- _Aim of the exercise_
Set down exactly the lines of the listing below, please, beginning with the first and ending with the line that holds "plt.rcParams['font.family'] = ['Liberation".

# # #

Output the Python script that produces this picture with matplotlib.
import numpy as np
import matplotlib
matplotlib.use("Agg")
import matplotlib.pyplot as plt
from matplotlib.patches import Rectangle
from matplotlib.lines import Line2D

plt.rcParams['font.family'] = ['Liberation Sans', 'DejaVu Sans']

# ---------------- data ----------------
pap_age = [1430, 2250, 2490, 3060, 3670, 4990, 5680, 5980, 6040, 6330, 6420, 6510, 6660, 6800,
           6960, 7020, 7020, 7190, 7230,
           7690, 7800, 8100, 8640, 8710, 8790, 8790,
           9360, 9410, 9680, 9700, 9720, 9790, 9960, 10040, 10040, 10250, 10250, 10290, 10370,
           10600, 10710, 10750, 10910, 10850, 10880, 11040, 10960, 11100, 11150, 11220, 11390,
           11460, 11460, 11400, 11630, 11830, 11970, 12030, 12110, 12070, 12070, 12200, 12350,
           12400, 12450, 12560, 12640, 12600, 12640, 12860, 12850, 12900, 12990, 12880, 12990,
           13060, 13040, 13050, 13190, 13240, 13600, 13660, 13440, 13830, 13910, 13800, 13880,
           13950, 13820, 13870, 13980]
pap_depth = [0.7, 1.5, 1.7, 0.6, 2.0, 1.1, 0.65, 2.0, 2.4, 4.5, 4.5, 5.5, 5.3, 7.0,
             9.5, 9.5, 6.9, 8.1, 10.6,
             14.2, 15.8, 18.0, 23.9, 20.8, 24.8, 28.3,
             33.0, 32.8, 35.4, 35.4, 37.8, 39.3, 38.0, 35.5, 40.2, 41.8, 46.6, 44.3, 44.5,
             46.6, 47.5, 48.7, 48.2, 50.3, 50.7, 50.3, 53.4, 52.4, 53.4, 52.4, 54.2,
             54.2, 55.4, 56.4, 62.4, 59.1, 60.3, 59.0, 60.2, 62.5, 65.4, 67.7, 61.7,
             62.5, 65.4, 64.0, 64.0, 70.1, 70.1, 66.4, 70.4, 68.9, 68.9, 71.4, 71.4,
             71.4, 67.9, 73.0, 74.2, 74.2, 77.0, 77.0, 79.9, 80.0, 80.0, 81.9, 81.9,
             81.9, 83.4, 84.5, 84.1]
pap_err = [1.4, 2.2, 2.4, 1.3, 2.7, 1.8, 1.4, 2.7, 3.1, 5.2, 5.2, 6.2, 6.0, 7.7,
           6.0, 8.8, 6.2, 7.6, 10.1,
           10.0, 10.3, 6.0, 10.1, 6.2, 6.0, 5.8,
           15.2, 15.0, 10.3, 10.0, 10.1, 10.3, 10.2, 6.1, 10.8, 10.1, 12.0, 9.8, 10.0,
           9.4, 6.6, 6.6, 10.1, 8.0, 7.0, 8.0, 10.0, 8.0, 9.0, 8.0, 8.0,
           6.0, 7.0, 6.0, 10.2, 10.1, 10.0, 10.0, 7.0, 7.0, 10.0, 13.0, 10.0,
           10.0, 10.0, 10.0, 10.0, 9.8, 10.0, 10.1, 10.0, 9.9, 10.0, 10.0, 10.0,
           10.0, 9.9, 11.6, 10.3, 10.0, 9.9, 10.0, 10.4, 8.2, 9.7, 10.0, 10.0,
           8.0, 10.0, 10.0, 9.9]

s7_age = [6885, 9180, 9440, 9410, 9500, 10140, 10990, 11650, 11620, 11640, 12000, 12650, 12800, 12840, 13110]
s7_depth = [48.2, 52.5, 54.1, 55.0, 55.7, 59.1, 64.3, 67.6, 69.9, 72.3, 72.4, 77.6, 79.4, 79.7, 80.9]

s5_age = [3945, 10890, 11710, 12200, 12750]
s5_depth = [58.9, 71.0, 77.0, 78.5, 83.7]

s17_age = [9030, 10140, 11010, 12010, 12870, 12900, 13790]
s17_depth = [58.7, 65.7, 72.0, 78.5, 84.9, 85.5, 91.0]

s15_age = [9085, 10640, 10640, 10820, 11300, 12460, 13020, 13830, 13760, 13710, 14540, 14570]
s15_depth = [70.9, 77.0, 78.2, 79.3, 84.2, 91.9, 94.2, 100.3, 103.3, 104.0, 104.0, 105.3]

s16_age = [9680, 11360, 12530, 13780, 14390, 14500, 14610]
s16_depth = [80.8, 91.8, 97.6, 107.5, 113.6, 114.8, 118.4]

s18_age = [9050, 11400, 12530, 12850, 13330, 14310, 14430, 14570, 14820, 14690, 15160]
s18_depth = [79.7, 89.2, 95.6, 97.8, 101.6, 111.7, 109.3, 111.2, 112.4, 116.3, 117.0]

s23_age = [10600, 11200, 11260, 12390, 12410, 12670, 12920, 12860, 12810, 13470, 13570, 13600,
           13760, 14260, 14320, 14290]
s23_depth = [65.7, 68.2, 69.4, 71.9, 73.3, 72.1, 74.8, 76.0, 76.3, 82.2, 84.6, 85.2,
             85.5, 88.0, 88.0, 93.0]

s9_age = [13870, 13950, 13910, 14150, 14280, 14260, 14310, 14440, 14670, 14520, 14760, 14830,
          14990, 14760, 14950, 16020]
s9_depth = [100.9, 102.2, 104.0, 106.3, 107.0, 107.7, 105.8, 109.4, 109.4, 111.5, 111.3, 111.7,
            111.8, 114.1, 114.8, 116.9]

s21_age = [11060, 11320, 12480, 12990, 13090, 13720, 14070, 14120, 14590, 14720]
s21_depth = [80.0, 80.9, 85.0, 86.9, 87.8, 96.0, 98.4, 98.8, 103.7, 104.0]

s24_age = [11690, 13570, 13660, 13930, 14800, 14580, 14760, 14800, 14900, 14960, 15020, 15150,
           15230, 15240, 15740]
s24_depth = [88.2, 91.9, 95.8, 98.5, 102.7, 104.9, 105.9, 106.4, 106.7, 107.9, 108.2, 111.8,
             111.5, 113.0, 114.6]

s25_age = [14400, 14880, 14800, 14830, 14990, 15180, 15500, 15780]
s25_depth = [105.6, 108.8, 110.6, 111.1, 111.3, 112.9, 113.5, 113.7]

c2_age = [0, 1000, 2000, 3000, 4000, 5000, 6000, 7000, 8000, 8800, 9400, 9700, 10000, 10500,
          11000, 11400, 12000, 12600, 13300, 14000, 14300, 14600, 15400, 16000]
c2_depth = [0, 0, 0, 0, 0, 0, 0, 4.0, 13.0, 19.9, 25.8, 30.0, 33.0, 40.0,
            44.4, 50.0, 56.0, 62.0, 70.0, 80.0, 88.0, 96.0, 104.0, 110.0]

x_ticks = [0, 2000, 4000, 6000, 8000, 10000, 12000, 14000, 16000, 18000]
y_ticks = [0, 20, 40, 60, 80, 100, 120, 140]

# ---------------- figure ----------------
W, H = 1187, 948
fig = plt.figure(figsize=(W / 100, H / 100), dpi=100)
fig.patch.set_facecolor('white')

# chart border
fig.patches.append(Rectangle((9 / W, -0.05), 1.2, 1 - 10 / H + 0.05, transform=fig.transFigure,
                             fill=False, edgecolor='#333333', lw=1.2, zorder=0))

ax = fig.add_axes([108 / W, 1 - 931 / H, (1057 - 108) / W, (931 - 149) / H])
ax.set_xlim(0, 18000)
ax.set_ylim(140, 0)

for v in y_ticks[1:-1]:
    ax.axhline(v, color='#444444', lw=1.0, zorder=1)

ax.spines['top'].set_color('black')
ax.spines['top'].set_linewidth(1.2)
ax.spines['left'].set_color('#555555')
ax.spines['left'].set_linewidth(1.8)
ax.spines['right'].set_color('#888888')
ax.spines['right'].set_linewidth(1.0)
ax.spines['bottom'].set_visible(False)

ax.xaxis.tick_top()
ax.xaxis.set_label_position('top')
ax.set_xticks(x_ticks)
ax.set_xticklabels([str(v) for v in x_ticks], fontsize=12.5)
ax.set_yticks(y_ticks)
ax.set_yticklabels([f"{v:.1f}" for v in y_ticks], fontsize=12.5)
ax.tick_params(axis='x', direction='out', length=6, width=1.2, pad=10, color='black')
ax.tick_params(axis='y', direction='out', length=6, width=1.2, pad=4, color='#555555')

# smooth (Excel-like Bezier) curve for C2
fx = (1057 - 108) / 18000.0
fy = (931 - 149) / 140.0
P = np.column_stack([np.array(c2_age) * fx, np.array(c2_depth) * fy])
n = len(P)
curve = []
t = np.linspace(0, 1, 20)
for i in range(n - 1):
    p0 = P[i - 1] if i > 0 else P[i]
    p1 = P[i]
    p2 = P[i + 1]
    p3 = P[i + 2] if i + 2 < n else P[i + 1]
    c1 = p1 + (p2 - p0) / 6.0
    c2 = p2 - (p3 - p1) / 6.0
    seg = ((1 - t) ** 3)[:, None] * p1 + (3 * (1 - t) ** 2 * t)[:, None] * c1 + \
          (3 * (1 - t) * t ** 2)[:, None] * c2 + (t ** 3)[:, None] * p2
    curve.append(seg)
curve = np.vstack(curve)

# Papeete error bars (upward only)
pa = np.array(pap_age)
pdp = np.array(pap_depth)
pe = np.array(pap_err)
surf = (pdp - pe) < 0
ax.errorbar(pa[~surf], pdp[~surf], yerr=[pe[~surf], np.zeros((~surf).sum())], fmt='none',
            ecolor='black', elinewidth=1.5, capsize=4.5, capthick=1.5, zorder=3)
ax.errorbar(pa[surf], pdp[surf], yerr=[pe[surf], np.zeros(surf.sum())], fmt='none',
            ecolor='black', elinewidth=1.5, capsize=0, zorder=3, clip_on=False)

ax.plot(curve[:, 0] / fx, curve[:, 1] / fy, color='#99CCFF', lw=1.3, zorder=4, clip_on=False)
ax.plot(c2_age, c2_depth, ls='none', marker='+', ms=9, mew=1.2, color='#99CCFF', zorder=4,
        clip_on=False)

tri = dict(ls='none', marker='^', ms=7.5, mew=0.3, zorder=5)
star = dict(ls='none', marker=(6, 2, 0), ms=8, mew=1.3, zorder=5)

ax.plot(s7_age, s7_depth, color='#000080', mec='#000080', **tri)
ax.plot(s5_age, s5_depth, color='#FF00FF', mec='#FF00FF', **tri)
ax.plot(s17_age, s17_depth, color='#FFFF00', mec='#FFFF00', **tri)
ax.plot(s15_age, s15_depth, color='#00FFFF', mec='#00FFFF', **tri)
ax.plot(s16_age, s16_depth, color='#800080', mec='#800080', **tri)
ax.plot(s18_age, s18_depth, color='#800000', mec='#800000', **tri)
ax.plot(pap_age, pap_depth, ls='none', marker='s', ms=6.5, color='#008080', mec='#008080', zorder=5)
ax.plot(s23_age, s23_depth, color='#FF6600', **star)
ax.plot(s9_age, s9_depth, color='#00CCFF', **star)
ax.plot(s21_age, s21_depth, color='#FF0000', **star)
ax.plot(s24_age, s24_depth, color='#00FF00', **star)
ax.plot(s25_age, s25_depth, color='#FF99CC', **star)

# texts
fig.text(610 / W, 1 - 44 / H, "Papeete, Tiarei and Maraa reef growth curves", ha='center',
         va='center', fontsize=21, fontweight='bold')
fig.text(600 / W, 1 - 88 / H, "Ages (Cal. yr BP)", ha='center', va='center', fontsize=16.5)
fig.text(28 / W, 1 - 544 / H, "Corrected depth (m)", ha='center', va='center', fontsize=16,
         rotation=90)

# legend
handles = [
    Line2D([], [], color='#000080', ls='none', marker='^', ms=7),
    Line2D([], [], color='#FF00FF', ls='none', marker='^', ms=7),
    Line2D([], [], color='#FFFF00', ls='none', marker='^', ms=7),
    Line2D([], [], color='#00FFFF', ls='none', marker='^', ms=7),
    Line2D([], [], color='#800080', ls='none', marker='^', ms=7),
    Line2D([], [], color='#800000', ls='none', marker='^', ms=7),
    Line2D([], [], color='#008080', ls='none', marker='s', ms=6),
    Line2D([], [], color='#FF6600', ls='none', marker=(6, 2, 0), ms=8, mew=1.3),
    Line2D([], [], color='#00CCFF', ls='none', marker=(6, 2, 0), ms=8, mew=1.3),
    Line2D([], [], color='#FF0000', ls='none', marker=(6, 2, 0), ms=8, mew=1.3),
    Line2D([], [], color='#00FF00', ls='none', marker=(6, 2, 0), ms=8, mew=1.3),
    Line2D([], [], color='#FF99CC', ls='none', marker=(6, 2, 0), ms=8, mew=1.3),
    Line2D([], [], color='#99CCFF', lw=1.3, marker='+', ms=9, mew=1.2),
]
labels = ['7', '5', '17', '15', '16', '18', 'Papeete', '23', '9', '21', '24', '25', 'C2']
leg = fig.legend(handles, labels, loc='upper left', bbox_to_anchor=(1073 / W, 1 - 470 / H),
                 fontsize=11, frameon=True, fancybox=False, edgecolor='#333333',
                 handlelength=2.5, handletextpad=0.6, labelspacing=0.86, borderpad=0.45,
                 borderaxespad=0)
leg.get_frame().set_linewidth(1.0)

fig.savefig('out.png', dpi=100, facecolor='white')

# # #

- _Response_
Output the Python script that produces this picture with matplotlib.
import numpy as np
import matplotlib
matplotlib.use("Agg")
import matplotlib.pyplot as plt
from matplotlib.patches import Rectangle
from matplotlib.lines import Line2D

plt.rcParams['font.family'] = ['Liberation Sans', 'DejaVu Sans']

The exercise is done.